The Conference Board reported that its Leading Economic Index rose 0.9 percent in October, to 118.3, after increases of 0.1 percent in September and 0.7 percent in August. The index attempts to predict future economic activity.
“The U.S. LEI rose sharply in October, suggesting the current economic expansion will continue into 2022 and may even gain some momentum in the final months of this year,” Ataman Ozyildirim, senior director of economic research at The Conference Board, stated in a press release. “Gains were widespread among the leading indicators, with only the average workweek and consumers’ outlook making negative contributions.
“However, rising prices and supply-chain bottlenecks pose challenges to growth and are not expected to dissipate until well into 2022,” Ozyildirim added. “Despite these headwinds, The Conference Board forecasts growth to remain strong in the fourth quarter at around 5.0 percent (annualized rate) before moderating to a still historically robust rate of 2.6 percent in Q1 2022.”
The mood among the nation’s small businesses cooled in October. The Small Business Optimism Index of the National Federation of Independent Business fell 0.9 points, to 98.2.
“Small business owners are attempting to take advantage of current economic growth but remain pessimistic about business conditions in the near future,” NFIB chief economist Bill Dunkelberg stated in a press release. “One of the biggest problems for small businesses is the lack of workers for unfilled positions and inventory shortages, which will continue to be a problem during the holiday season.”
Forty-nine percent of NFIB business owners reported having job openings in October that they could not fill. A net 44 percent of business owners said they raised employee pay, which the NFIB said was at a 48-year record high.
Confidence among the nation’s home builders rose in November. The National Association of Home Builders reported that its NAHB/Wells Fargo Housing Market Index climbed three points, to 83.
“The solid market for home building continued in November despite ongoing supply-side challenges,” NAHB chairman Chuck Fowke stated in a press release. “Lack of resale inventory combined with strong consumer demand continues to boost single-family home building.”
NAHB chief economist Robert Dietz added: “In addition to well-publicized concerns over building materials and the national supply chain, labor and building-lot access are key constraints for housing supply. Lot availability is at multidecade lows, and the construction industry currently has more than 330,000 open positions.
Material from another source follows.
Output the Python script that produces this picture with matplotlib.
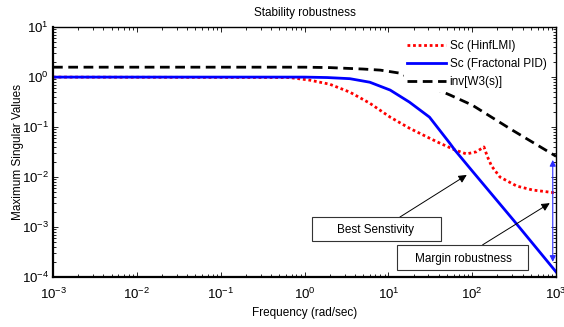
import numpy as np
import matplotlib
matplotlib.use("Agg")
import matplotlib.pyplot as plt
from matplotlib.patches import Rectangle
from matplotlib.ticker import LogLocator, NullFormatter

plt.rcParams['font.family'] = ['Liberation Sans', 'DejaVu Sans']
plt.rcParams['font.size'] = 8

# ------------------------------------------------------------------
# data (frequency in rad/s, singular values)
# ------------------------------------------------------------------
w_hinf = [0.001, 0.66, 1.15, 2.0, 3.47, 6.0, 10.5, 17.8, 30.9, 40.7, 61.7,
          85, 112, 138, 151, 170, 214, 339, 525, 1000]
sc_hinf = [1.0, 0.98, 0.87, 0.72, 0.50, 0.30, 0.158, 0.095, 0.060, 0.048,
           0.035, 0.029, 0.032, 0.040, 0.026, 0.0166, 0.010, 0.0066, 0.0055, 0.0048]

w_pid = [0.001, 1.0, 1.86, 3.47, 6.0, 10.5, 17.8, 30.9, 53.7, 61.7, 100, 316, 1000]
sc_pid = [1.0, 1.0, 0.98, 0.93, 0.79, 0.55, 0.316, 0.158, 0.048, 0.035,
          0.0132, 0.00132, 0.000126]

w_w3 = [0.001, 1.0, 2.0, 5.0, 8.0, 13.7, 25, 54, 100, 300, 1000]
inv_w3 = [1.58, 1.58, 1.55, 1.45, 1.38, 1.2, 0.76, 0.44, 0.275, 0.087, 0.026]

labels = ['Sc (HinfLMI)', 'Sc (Fractonal PID)', 'inv[W3(s)]']

# ------------------------------------------------------------------
fig = plt.figure(figsize=(5.64, 3.27), dpi=100)
ax = fig.add_axes([0.094, 0.153, 0.892, 0.764])

ax.loglog(w_hinf, sc_hinf, c='red', lw=2, ls=(0, (1, 1)), label=labels[0])
ax.loglog(w_pid, sc_pid, c='blue', lw=2, label=labels[1])
ax.loglog(w_w3, inv_w3, c='black', lw=2, ls=(0, (3.5, 2)), label=labels[2])

ax.set_xlim(1e-3, 1e3)
ax.set_ylim(1e-4, 1e1)

ax.xaxis.set_major_locator(LogLocator(base=10, numticks=10))
ax.xaxis.set_minor_locator(LogLocator(base=10, subs=np.arange(2, 10), numticks=20))
ax.yaxis.set_major_locator(LogLocator(base=10, numticks=10))
ax.yaxis.set_minor_locator(LogLocator(base=10, subs=np.arange(2, 10), numticks=20))
ax.xaxis.set_minor_formatter(NullFormatter())
ax.yaxis.set_minor_formatter(NullFormatter())

ax.tick_params(which='both', direction='in', top=True, right=True, width=0.6,
               labelsize=9.5)
ax.tick_params(which='major', length=3.5)
ax.tick_params(which='minor', length=2)
ax.tick_params(axis='x', pad=7)
ax.tick_params(axis='y', pad=3)
for s in ['left', 'bottom']:
    ax.spines[s].set_linewidth(1.6)
for s in ['top', 'right']:
    ax.spines[s].set_linewidth(1.0)

ax.set_title('Stability robustness', fontsize=8.5, pad=8)
ax.set_xlabel('Frequency (rad/sec)', fontsize=8.5)
ax.set_ylabel('Maximum Singular Values', fontsize=8.5)
ax.xaxis.set_label_coords(0.5, -0.12)
ax.yaxis.set_label_coords(-0.058, 0.5)

leg = ax.legend(loc='upper right', frameon=True, fancybox=False, fontsize=8.5,
                handlelength=3.3, handletextpad=0.3, labelspacing=0.5,
                borderaxespad=0.3, borderpad=0.3, bbox_to_anchor=(0.995, 0.975))
leg.get_frame().set_edgecolor('none')
leg.get_frame().set_facecolor('white')
leg.get_frame().set_alpha(1)

# annotation boxes
ax.add_patch(Rectangle((0.515, 0.144), 0.256, 0.096, transform=ax.transAxes,
                       fc='white', ec='#333333', lw=0.8, zorder=5))
ax.text(0.642, 0.188, 'Best Senstivity', transform=ax.transAxes,
        ha='center', va='center', fontsize=8.5, zorder=6)
ax.add_patch(Rectangle((0.684, 0.028), 0.260, 0.100, transform=ax.transAxes,
                       fc='white', ec='#333333', lw=0.8, zorder=5))
ax.text(0.815, 0.072, 'Margin robustness', transform=ax.transAxes,
        ha='center', va='center', fontsize=8.5, zorder=6)

ax.annotate('', xy=(86, 0.011), xytext=(13.7, 1.58e-3),
            arrowprops=dict(arrowstyle='-|>', color='black', lw=0.7,
                            mutation_scale=12, shrinkA=0, shrinkB=0), zorder=4)
ax.annotate('', xy=(840, 3.0e-3), xytext=(133, 4.4e-4),
            arrowprops=dict(arrowstyle='-|>', color='black', lw=0.7,
                            mutation_scale=12, shrinkA=0, shrinkB=0), zorder=4)
ax.annotate('', xy=(912, 0.022), xytext=(912, 2.0e-4),
            arrowprops=dict(arrowstyle='<|-|>', color='#2b2bff', lw=0.8,
                            mutation_scale=9, shrinkA=0, shrinkB=0), zorder=4)

fig.savefig('out.png', dpi=100)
Policy-makers need to focus on resolving these issues to help builders produce more housing to meet strong market demand.”
The HMI index that gauges current sales conditions rose three points, to 89; the gauge that charts the traffic of prospective buyers also added three points, to 68. The component that measures sales expectations in the next six months was steady at 84.
Any number over 50 indicates that more builders view conditions as good rather than poor.
According to the U.S. Commerce Department, sales of new homes rose 0.4 percent, to a seasonally adjusted annual rate of 745,000 in October. Existing-home sales were also higher in October. The National Association of Realtors reported that sales rose 0.8 percent, to a seasonally adjusted annual rate of 6.34 million.
“Home sales remain resilient, despite low inventory and increasing affordability challenges,” Lawrence Yun, the NAR’s chief economist, stated in a press release. “Inflationary pressures, such as fast-rising rents and increasing consumer prices, may have some prospective buyers seeking the protection of a fixed, consistent mortgage payment.”
The median existing-home price in October was $353,900, which was up 13.1 percent from October of last year as prices climbed in every region of the country. The increase marks 116 straight months of year-over-year gains.